Not So Daft, Punk!

-

Not So Daft, Punk!

The CM Punk-UFC experiment reached a reasoned end.

Slammed to the canvas before he could uncork so much as one right hand, the former WWE superstar survived Mickey Gall’s ground game for around two minutes before being brought to tap.  As a professional mixed martial artist, it’s clear that CM Punk didn’t make the cut. However, even with an underwhelming debut I doubt very much this is the end.

For as much as Punk fell short as a legitimate MMA competitor, he exceeded expectations as a pay-per-view draw for the UFC, accounting for a buy rate that only a handful of active fighters have surpassed.
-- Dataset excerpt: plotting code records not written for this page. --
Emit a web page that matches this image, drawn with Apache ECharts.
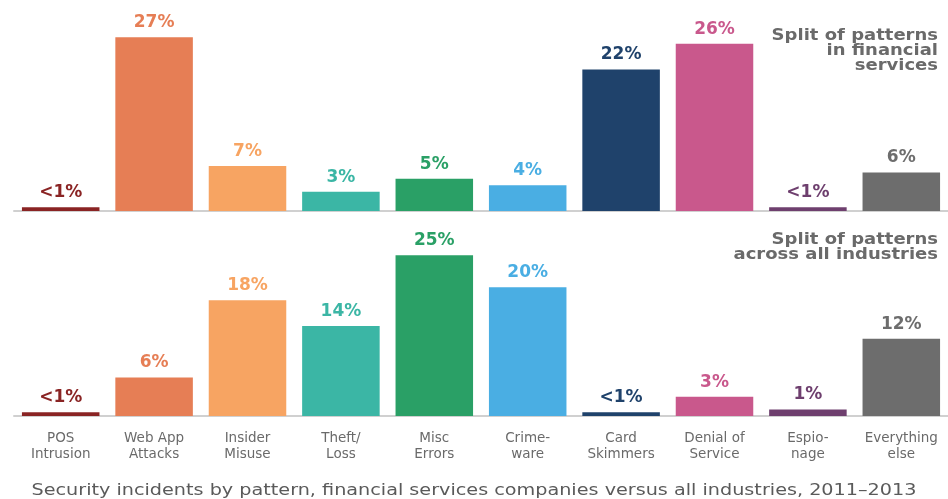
<!DOCTYPE html>
<html><head><meta charset="utf-8">
<script src="https://cdn.jsdelivr.net/npm/echarts@6/dist/echarts.min.js"></script>
<style>html,body{margin:0;padding:0;background:#fff}#c{width:948px;height:499px}</style>
</head><body><div id="c"></div>
<script>
const categories = ['POS\nIntrusion','Web App\nAttacks','Insider\nMisuse','Theft/\nLoss','Misc\nErrors','Crime-\nware','Card\nSkimmers','Denial of\nService','Espio-\nnage','Everything\nelse'];
const financialValues = [0.6, 27, 7, 3, 5, 4, 22, 26, 0.6, 6];
const financialLabels = ['<1%','27%','7%','3%','5%','4%','22%','26%','<1%','6%'];
const allValues = [0.6, 6, 18, 14, 25, 20, 0.6, 3, 1, 12];
const allLabels = ['<1%','6%','18%','14%','25%','20%','<1%','3%','1%','12%'];
const colors = ['#8a2424','#e67e55','#f7a462','#3bb6a5','#2aa066','#4aaee3','#1f426b','#c9588c','#6e3f6e','#6d6d6d'];
const panelTitles = ['Split of patterns\nin financial\nservices', 'Split of patterns\nacross all industries'];
const chartTitle = 'Security incidents by pattern, financial services companies versus all industries, 2011\u20132013';

const font = 'DejaVu Sans';
function mk(vals, labels, idx){
  return {
    type:'bar', xAxisIndex:idx, yAxisIndex:idx, barCategoryGap:'17%',
    data: vals.map((v,i)=>({value:v, itemStyle:{color:colors[i]},
      label:{color:colors[i]}})),
    label:{show:true, position:'top', distance:6, fontFamily:font, fontWeight:'bold', fontSize:17,
      formatter:p=>labels[p.dataIndex]},
    silent:true
  };
}
const axisX = (idx, showLabel) => ({
  type:'category', gridIndex:idx, data:categories,
  axisLine:{show:true, lineStyle:{color:'#d0d0d0', width:2}},
  axisTick:{show:false},
  axisLabel:{show:showLabel, color:'#6a6a6a', fontFamily:font, fontSize:13.5, lineHeight:16, margin:14, interval:0}
});
const axisY = idx => ({type:'value', gridIndex:idx, min:0, max:30, show:false});

const chart = echarts.init(document.getElementById('c'));
chart.setOption({
  animation:false,
  grid:[{left:14, right:0, top:18, height:193}, {left:14, right:0, top:223, height:193}],
  xAxis:[axisX(0,false), axisX(1,true)],
  yAxis:[axisY(0), axisY(1)],
  series:[mk(financialValues, financialLabels, 0), mk(allValues, allLabels, 1)],
  graphic:[
    {type:'text', x:938, y:29, scaleX:1.2, silent:true,
      style:{text:panelTitles[0], align:'right', verticalAlign:'top', fill:'#6a6a6a',
        font:'bold 15px "DejaVu Sans"', lineHeight:15}},
    {type:'text', x:938, y:233, scaleX:1.2, silent:true,
      style:{text:panelTitles[1], align:'right', verticalAlign:'top', fill:'#6a6a6a',
        font:'bold 15px "DejaVu Sans"', lineHeight:15}},
    {type:'text', x:474, y:491, scaleX:1.28, silent:true,
      style:{text:chartTitle, align:'center', verticalAlign:'middle', fill:'#5a5a5a',
        font:'15px "DejaVu Sans"'}}
  ]
});
</script></body></html>
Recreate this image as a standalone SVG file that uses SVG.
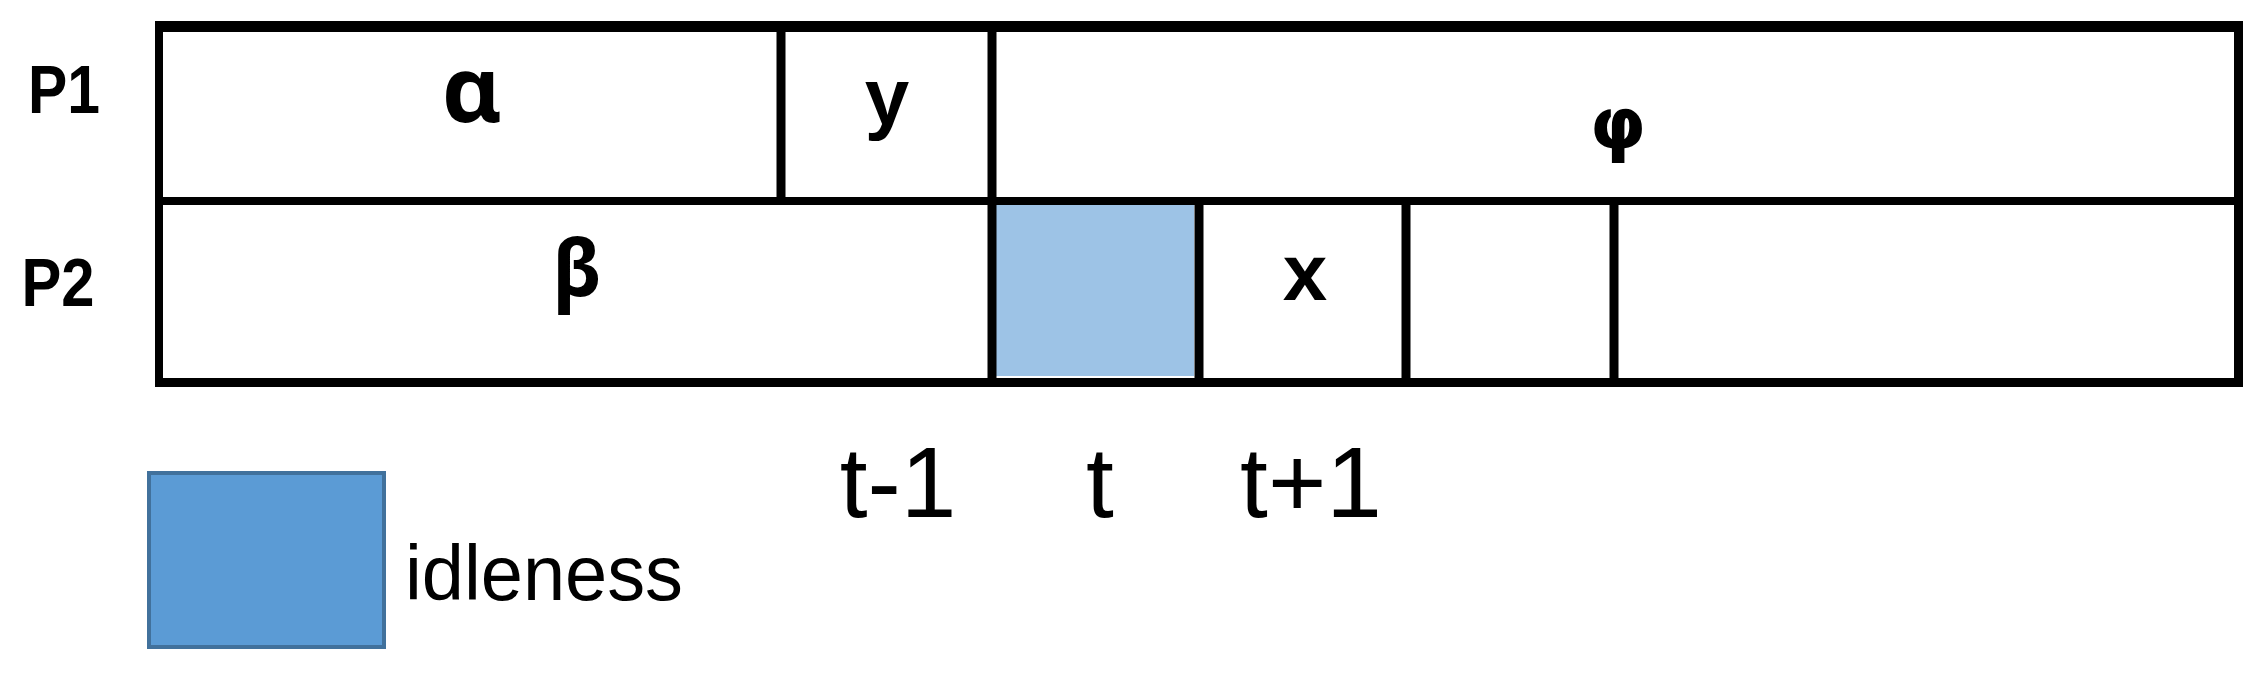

UFC 203 is trending to be a bigger event than UFC 183: Silva vs. Diaz (650,000 PPV buys) and perhaps even UFC 182: Jones vs. Cormier (800,000 PPV buys). Since 182, there are only three fighters to have drawn larger paying audiences:  Conor McGregor, Ronda Rousey and Brock Lesnar.
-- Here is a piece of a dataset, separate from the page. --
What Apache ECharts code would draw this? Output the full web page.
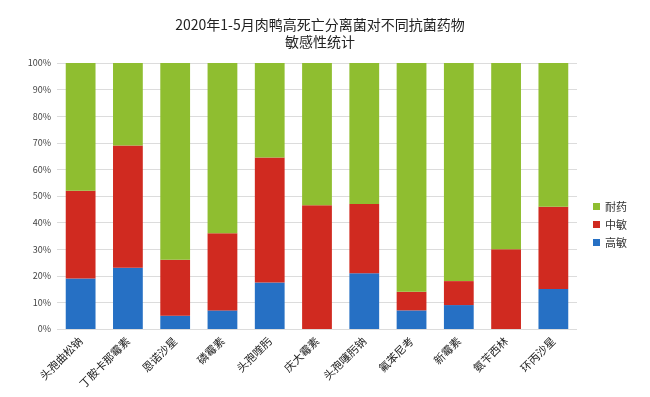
<!DOCTYPE html>
<html>
<head>
<meta charset="utf-8">
<script src="https://cdn.jsdelivr.net/npm/echarts@6/dist/echarts.min.js"></script>
<style>
  html, body { margin: 0; padding: 0; background: #fff; }
  #chart { width: 650px; height: 397px; }
</style>
</head>
<body>
<div id="chart"></div>
<script>
// drug names
const drugs = ['头孢曲松钠', '丁胺卡那霉素', '恩诺沙星', '磷霉素', '头孢喹肟', '庆大霉素', '头孢噻肟钠', '氟苯尼考', '新霉素', '氨苄西林', '环丙沙星'];
// percent of isolates per class
const highSens = [19, 23, 5, 7, 17.5, 0, 21, 7, 9, 0, 15];
const midSens = [33, 46, 21, 29, 47, 46.5, 26, 7, 9, 30, 31];
const resistant = [48, 31, 74, 64, 35.5, 53.5, 53, 86, 82, 70, 54];
const yTicks = ['0%', '10%', '20%', '30%', '40%', '50%', '60%', '70%', '80%', '90%', '100%'];

const font = '"Noto Sans CJK SC", "Noto Sans", sans-serif';
const myChart = echarts.init(document.getElementById('chart'));

const option = {
  animation: false,
  textStyle: { fontFamily: font },
  title: {
    text: '2020年1-5月肉鸭高死亡分离菌对不同抗菌药物\n敏感性统计',
    left: 315,
    top: 11,
    textAlign: 'center',
    textStyle: { fontSize: 14, fontWeight: 'normal', color: '#222', lineHeight: 17, fontFamily: font }
  },
  legend: {
    orient: 'vertical',
    left: 588,
    top: 196,
    itemWidth: 7,
    itemHeight: 7,
    itemGap: 7,
    icon: 'rect',
    data: ['耐药', '中敏', '高敏'],
    textStyle: { fontSize: 11, color: '#333', fontFamily: font }
  },
  grid: { left: 57, right: 73, top: 63, bottom: 68, containLabel: false },
  xAxis: {
    type: 'category',
    data: drugs,
    axisLine: { show: false },
    axisTick: { show: false },
    axisLabel: { rotate: 45, fontSize: 11, color: '#222', margin: 10, interval: 0, fontFamily: font }
  },
  yAxis: {
    type: 'value',
    min: 0,
    max: 100,
    interval: 10,
    axisLine: { show: false },
    axisTick: { show: false },
    splitLine: { lineStyle: { color: '#dcdcdc', width: 1 } },
    axisLabel: {
      fontSize: 9,
      color: '#444',
      margin: 6,
      formatter: function (v) { return yTicks[Math.round(v / 10)]; }
    }
  },
  series: [
    { name: '高敏', type: 'bar', stack: 'all', barWidth: '63%', data: highSens, itemStyle: { color: '#2670c4' } },
    { name: '中敏', type: 'bar', stack: 'all', barWidth: '63%', data: midSens, itemStyle: { color: '#d02a20' } },
    { name: '耐药', type: 'bar', stack: 'all', barWidth: '63%', data: resistant, itemStyle: { color: '#8fbe30' } }
  ]
};

myChart.setOption(option);
</script>
</body>
</html>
Heading into 203, UFC pay-per-view guru Dave Meltzer estimated that the card without Punk would do somewhere between 250,000 and 300,000 buys.  A range that sounded about right looking at recent PPVs with star power comparable to the likes of Stipe Miocic, Fabricio Werdum and Urijah Faber. For scale, UFC 198: Werdum vs. Miocic did approximately 350,000 buys, but benefited from a stronger card from top to bottom.
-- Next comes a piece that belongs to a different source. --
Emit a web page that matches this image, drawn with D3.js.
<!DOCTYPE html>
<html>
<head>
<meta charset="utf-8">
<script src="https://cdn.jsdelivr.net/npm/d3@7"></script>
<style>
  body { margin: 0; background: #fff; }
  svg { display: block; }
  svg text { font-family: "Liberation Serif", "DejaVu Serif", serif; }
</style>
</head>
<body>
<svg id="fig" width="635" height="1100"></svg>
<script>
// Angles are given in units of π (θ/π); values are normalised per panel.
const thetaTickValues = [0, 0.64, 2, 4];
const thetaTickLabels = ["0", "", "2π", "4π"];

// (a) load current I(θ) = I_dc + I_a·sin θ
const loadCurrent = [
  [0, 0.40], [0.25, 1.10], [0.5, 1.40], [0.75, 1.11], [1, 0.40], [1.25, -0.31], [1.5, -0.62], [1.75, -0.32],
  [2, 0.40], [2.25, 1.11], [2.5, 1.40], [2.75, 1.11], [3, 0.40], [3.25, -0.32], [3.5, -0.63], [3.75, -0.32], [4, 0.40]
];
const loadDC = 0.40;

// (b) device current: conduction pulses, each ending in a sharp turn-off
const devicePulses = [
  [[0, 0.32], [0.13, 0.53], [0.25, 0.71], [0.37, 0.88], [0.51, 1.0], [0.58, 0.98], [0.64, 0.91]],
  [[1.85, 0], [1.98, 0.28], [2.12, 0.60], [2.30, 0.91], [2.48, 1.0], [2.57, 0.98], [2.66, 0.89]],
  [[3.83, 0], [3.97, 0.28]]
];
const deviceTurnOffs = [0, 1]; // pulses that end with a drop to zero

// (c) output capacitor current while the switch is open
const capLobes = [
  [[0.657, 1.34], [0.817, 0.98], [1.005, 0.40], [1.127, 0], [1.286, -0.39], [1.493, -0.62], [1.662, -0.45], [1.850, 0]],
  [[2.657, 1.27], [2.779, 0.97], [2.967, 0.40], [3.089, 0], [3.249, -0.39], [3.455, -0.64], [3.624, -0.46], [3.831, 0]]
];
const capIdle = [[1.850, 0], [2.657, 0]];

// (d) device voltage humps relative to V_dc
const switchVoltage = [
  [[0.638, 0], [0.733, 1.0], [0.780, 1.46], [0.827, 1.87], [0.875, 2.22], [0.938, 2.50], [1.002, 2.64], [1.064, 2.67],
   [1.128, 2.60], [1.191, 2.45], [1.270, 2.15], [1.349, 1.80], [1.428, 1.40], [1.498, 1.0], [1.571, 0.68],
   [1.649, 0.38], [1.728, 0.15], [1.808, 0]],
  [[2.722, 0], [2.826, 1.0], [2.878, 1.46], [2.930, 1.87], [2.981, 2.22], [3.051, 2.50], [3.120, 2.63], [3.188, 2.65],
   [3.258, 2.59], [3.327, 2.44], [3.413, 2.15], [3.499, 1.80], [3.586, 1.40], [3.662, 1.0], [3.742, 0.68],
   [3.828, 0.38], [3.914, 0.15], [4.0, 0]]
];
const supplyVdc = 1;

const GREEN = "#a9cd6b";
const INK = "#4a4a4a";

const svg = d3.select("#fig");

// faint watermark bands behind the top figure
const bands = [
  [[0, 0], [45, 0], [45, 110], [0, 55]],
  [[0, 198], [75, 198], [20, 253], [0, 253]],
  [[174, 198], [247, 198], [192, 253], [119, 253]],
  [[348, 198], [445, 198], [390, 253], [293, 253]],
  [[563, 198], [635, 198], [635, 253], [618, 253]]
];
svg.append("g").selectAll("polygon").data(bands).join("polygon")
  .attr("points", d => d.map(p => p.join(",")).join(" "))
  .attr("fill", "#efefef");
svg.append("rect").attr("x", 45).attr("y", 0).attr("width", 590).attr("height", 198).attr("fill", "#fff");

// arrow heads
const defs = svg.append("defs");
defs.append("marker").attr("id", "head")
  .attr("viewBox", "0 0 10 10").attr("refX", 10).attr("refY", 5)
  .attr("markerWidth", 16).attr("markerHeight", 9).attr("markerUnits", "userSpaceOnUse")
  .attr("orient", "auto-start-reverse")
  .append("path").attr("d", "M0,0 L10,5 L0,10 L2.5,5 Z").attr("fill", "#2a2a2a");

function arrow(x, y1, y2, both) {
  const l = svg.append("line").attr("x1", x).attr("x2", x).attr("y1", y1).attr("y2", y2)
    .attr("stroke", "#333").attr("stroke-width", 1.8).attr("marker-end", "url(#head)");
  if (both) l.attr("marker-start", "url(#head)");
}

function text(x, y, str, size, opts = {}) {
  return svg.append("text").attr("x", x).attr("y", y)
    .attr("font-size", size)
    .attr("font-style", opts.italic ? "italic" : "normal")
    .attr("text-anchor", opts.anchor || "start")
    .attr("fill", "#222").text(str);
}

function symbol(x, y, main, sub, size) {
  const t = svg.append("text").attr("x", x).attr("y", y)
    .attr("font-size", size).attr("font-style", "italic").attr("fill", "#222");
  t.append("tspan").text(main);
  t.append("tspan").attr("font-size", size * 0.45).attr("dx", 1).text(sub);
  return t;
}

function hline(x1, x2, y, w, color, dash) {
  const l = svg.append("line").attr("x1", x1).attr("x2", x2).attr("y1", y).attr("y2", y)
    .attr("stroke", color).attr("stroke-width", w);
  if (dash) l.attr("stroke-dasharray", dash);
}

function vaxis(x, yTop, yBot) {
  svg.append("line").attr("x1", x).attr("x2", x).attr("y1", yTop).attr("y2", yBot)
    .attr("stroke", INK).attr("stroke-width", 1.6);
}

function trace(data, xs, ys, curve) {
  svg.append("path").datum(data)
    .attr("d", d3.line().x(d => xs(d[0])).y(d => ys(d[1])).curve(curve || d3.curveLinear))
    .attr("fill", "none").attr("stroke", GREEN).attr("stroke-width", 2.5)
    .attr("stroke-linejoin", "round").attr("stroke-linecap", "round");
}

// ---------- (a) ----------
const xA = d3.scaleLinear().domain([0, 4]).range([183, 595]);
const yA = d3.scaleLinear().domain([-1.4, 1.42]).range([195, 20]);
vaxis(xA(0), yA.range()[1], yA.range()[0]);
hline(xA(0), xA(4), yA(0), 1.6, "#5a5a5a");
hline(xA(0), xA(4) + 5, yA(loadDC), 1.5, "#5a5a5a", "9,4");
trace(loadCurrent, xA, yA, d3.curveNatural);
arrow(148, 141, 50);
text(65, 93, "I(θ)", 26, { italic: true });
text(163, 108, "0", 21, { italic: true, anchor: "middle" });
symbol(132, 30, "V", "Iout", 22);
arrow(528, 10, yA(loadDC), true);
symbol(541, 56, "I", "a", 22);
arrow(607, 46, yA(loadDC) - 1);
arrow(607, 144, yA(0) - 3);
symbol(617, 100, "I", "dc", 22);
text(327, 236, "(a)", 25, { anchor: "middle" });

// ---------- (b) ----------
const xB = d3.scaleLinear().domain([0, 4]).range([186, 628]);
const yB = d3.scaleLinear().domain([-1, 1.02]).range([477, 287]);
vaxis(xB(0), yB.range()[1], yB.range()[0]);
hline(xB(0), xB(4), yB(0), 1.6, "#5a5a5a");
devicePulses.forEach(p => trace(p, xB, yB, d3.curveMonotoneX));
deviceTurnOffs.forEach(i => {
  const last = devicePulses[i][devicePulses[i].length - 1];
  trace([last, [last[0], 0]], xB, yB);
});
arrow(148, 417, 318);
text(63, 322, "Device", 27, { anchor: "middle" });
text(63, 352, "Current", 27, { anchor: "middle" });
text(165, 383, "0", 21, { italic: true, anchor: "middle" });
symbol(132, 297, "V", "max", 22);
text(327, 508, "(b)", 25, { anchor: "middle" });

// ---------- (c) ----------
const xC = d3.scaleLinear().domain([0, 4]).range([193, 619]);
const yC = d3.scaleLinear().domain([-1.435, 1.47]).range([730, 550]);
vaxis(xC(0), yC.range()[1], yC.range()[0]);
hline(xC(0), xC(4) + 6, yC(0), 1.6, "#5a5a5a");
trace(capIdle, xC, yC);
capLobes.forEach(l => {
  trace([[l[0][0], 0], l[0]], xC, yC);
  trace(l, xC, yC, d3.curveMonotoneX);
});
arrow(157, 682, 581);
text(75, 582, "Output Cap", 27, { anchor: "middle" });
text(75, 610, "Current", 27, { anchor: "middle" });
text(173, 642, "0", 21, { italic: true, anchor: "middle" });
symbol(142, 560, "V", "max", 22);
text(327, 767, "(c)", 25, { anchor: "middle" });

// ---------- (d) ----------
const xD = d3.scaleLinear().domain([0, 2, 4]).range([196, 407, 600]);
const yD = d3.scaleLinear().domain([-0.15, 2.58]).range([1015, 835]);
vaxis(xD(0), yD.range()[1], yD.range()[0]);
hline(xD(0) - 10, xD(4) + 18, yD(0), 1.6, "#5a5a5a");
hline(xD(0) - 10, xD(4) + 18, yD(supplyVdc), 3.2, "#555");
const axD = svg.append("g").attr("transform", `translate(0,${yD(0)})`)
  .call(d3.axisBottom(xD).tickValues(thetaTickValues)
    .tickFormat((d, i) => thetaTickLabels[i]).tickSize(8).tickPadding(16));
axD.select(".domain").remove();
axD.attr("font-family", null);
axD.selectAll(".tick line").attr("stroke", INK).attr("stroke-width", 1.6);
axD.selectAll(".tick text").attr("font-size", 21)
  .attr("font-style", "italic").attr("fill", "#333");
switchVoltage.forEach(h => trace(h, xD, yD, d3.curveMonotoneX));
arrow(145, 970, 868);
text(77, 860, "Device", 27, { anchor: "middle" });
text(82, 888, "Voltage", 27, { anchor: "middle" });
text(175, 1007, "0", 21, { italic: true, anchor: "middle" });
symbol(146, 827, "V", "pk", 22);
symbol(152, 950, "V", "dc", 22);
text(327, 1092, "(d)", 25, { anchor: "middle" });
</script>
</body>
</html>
Where Meltzer and most others went wrong, was in predicting the drawing power of Punk, one of the WWE’s most popular fighters leading up to his departure from the franchise in 2014.

Anything over 270,000 PPV buys is because of Punk.  The event is predicting to do nearly 3 times that amount!

2 things are clear.  Money talks so Punk will be back (he himself earned $500,000 or if you like, £375,000) and the UFC will be taping in to the WWE market again.